Monday, January 20, 2014

Broken Promises

She used to be fun.  Every time I would see her, she would have recently had an adventure with her kids, or was eagerly planning the next one.  The local zoo, the children’s museum, the nearby farm, the water park.  Her scrapbooks were full of her kids’ sporting events, dance recitals, school plays, and birthday parties.  She was the mother everyone wishes they could be.

Not anymore.  The joy is gone.  Now she is in a dark, oppressive, terrifying place.  It’s as if she has been tossed into the bottom of a deep hole, with no way of ever emerging.  No hope of ever seeing daylight again.  Now it takes every ounce of effort just to get out of bed each morning.  She struggles through the days, counting the hours until her husband gets home from work and can take over the simple routines and responsibilities that, for her, have become insurmountable and nearly impossible.

She sits next to me in the kitchen, a mere shadow of the woman she used to be.  “I can’t,” she cries, the tears streaming down her pale face.  “I can’t accept that this is God’s plan for me.  Why is He allowing this to happen?  Why does He hate me?”

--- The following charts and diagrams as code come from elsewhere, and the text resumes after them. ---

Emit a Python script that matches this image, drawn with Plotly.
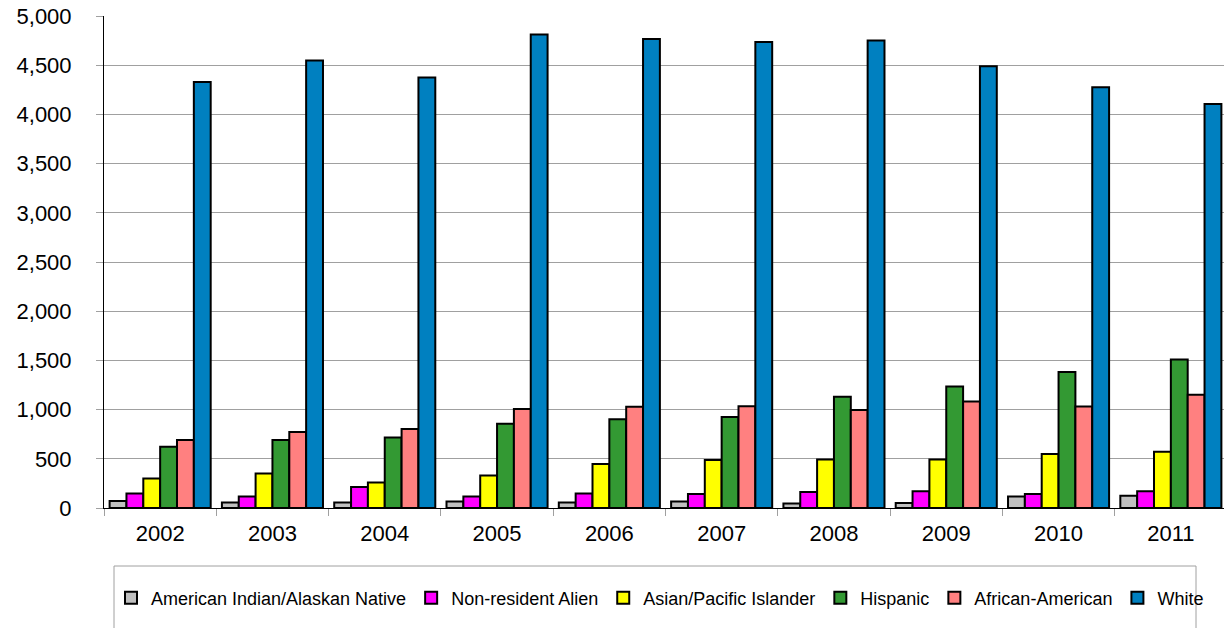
import plotly.graph_objects as go

years = ["2002", "2003", "2004", "2005", "2006", "2007", "2008", "2009", "2010", "2011"]
american_indian = [70, 55, 55, 65, 55, 65, 47, 51, 118, 125]
non_resident = [148, 118, 213, 118, 148, 142, 162, 169, 142, 169]
asian_pacific = [300, 351, 260, 331, 447, 487, 494, 494, 548, 572]
hispanic = [622, 690, 717, 856, 903, 924, 1130, 1235, 1381, 1509]
african_american = [691, 772, 802, 1005, 1028, 1035, 995, 1083, 1032, 1152]
white = [4328, 4548, 4375, 4812, 4765, 4737, 4751, 4490, 4277, 4105]

series = [
    ("American Indian/Alaskan Native", american_indian, "#C0C0C0"),
    ("Non-resident Alien", non_resident, "#FF00FF"),
    ("Asian/Pacific Islander", asian_pacific, "#FFFF00"),
    ("Hispanic", hispanic, "#339933"),
    ("African-American", african_american, "#FF8080"),
    ("White", white, "#0080C0"),
]

FONT = "Liberation Sans, Arial, sans-serif"

fig = go.Figure()
for name, vals, color in series:
    fig.add_trace(go.Bar(
        x=years, y=vals, name=name,
        marker=dict(color=color, line=dict(color="#000000", width=2)),
    ))

W, H = 1224, 628
ml, mr, mt, mb = 104, 0, 16, 120
pw = W - ml - mr
ph = H - mt - mb

def px_x(p):
    return (p - ml) / pw

def px_y(p):
    return (H - mb - p) / ph

fig.update_layout(
    width=W, height=H,
    margin=dict(l=ml, r=mr, t=mt, b=mb),
    paper_bgcolor="white", plot_bgcolor="white",
    barmode="group", bargap=0.1, bargroupgap=0,
    font=dict(family=FONT, color="#000000"),
    showlegend=True,
    legend=dict(
        orientation="h",
        x=px_x(660), xanchor="center",
        y=px_y(598), yanchor="middle",
        font=dict(family=FONT, size=18, color="#000000"),
        bgcolor="rgba(0,0,0,0)",
        traceorder="normal",
        itemwidth=30,
    ),
    shapes=[dict(
        type="rect", xref="paper", yref="paper",
        x0=px_x(114), x1=px_x(1196), y0=px_y(566), y1=px_y(650),
        line=dict(color="#A0A0A0", width=1), fillcolor="rgba(0,0,0,0)",
        layer="below",
    )],
)

fig.update_xaxes(
    type="category",
    range=[-0.5, -0.5 + pw / 112.3],
    tickson="boundaries",
    ticks="outside", ticklen=7, tickcolor="#A0A0A0", tickwidth=1,
    showgrid=False,
    showline=True, linecolor="#000000", linewidth=1,
    tickfont=dict(family=FONT, size=22, color="#000000"),
    ticklabelstandoff=6,
)

fig.update_yaxes(
    range=[0, 5000],
    dtick=500,
    tickformat=",d",
    ticks="outside", ticklen=7, tickcolor="#A0A0A0", tickwidth=1,
    showgrid=True, gridcolor="#A0A0A0", gridwidth=1,
    showline=True, linecolor="#000000", linewidth=1,
    zeroline=False,
    tickfont=dict(family=FONT, size=22, color="#000000"),
    ticklabelstandoff=20,
)

fig.write_html(
    "out.html",
    config={"displayModeBar": False},
    post_script="document.body.style.margin='0';document.body.style.overflow='hidden';",
)
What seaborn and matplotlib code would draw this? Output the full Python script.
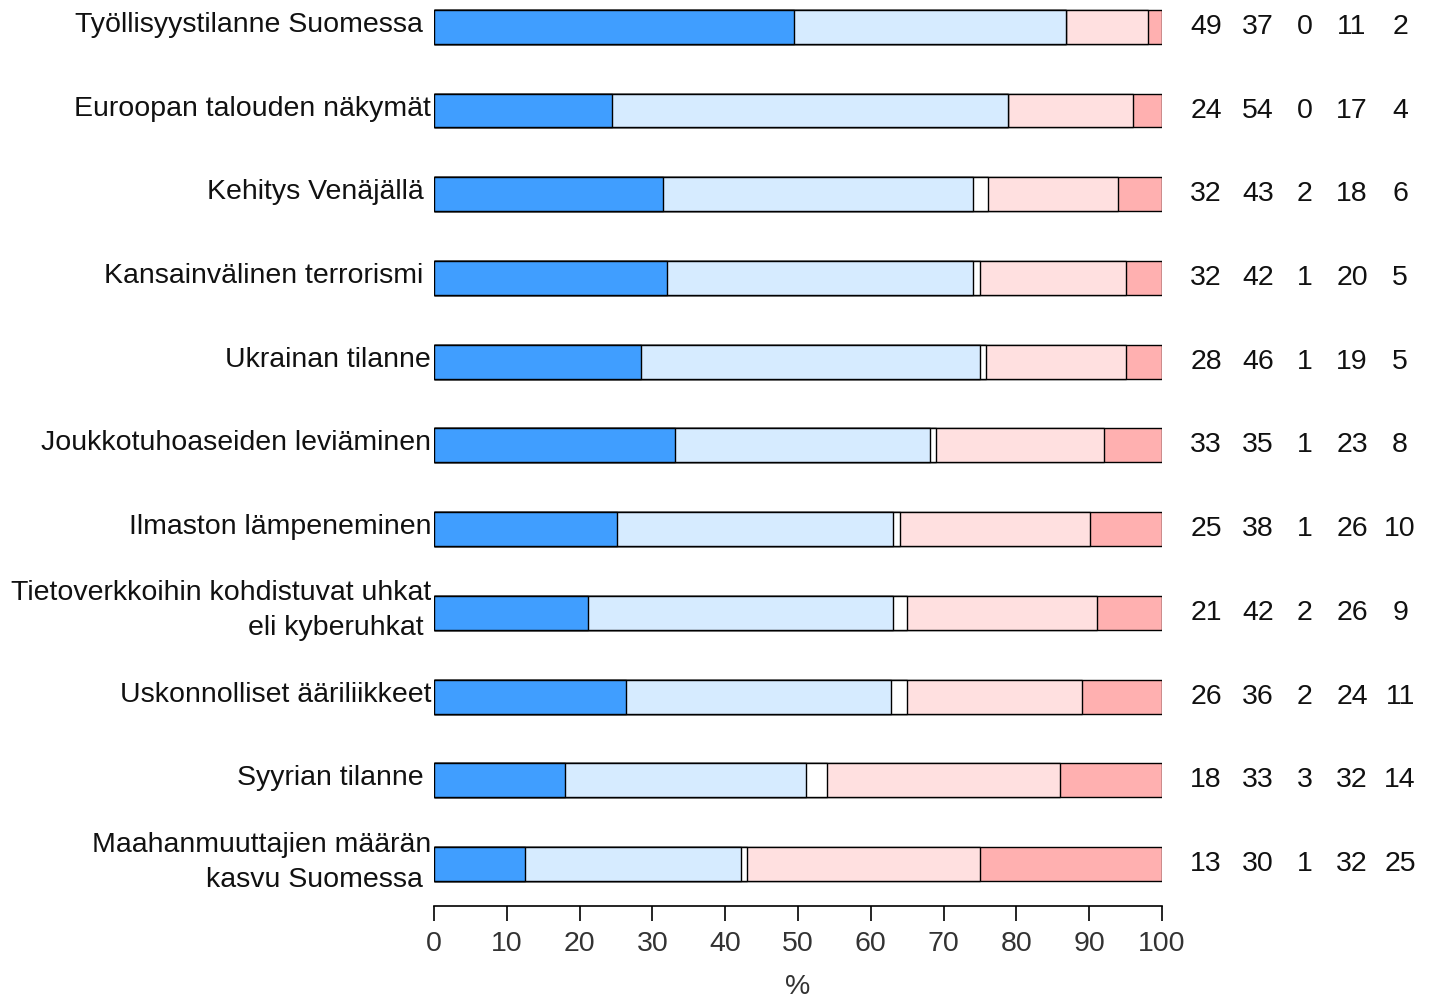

How can I reply?  What comfort do I have to offer my friend who has been crushed under this heavy weight?  Why, indeed has God allowed her to become so broken?

We often use that word, “broken.”   I’ve even used that word myself when referring to a child whose innocence has been destroyed by horrific circumstances.1  But what, exactly, does it mean to be broken?

Sometimes we may have the misunderstanding that God is this big cosmic dictator that pursues people until he breaks their spirit and forces them into submission.  Like when a wild horse is tamed, we say that he has been broken.  If that’s what it means, then of course when we are broken, we would blame God and mistakenly believe that He hates us.

God does pursue us, it's true.  But not as a malevolent tyrant whose goal is to crush people.  Not at all!  Psalm 23:6 says, “Surely your goodness and unfailing love will pursue me all the days of my life (NLT)”.  He pursues us, not because He hates us, but because He has the gifts that He knows we need:  His goodness.  His unfailing love.  His grace.  As long as we are capable and self-sufficient, we have no need for Him and His grace.  We rely only on ourselves.  Our abilities and experience and human wisdom.  It's only when we find ourselves in situations where we simply do not have any resources, when there is absolutely nothing we can do, that we finally cry out to God, "I need you.  I trust you."  When our hands are empty, He fills them with His grace.

That's why David says to the Lord in Psalm 51:16-17, "You do not delight in sacrifice, otherwise I would give it; You are not pleased with burnt offering.  The sacrifices of God are a broken spirit; a broken and contrite heart, O God, You will not despise."

We are intelligent, responsible, competent people.  We know how to "offer sacrifices."  It's relatively easy to DO things for the Lord.  Good, admirable things.  Our lives are full of opportunities to give and serve and minister to others.  But God does not delight in those things.  He wants us to come to Him with a broken spirit and a contrite heart.  A heart that is empty, just waiting to be filled with His grace.

So maybe instead of picturing ourselves as wild horses that need to be broken into submission, we can imagine that our hearts are made of soil.  They are full of promise, having all the potential to grow into amazing things.  But the seeds there have these hard shells around them.   We want those hard shells to be split open.  And yes, that's a terrifying thought!  It may require a dark, desolate, solitary place for that to happen.  But then, once the seed has broken open, it can receive nutrients.  It can grow.  It can transform from an ugly, dormant little seed into a gigantic oak tree or a beautiful flower.

That kind of surrender is very difficult, and it goes against everything in our nature.  Why would we want to be broken and dependent when we can be strong and autonomous?  But then we remember God's promise to be near to the brokenhearted, to save those who are crushed in spirit (Psalm 34:18).  He draws near to us in the darkness.  There He waits, just ready and eager to pour out His grace and strength and love and goodness.

Being broken doesn’t mean that God hates us and wants to harm us.  On the contrary, it means that He still has a wonderful plan for us!  A plan for good things.  A plan to give us a future and a hope (Jeremiah 29:11).  It’s not that He has forgotten us.  No, being broken is a sure sign that He hasn’t forgotten us.  That He is actually at work, working to transform us.  That He is working to replace the hard, rocky, barren and stubborn soil with that which is rich, soft, fertile and flourishing.  He is shaking off the self-sufficiency that leads to stress and anxiety, causing us to find that sweet surrender and reliance that leads to perfect peace (Isaiah 26:3).

When the Lord sees our brokenness, He sees a new beginning.  A new seedling of hope ready to appear.  He sees endless possibility.  He sees amazing things that are just about to happen.  When the Lord sees our brokenness, He sees our hearts, our lives, just brimming with promise!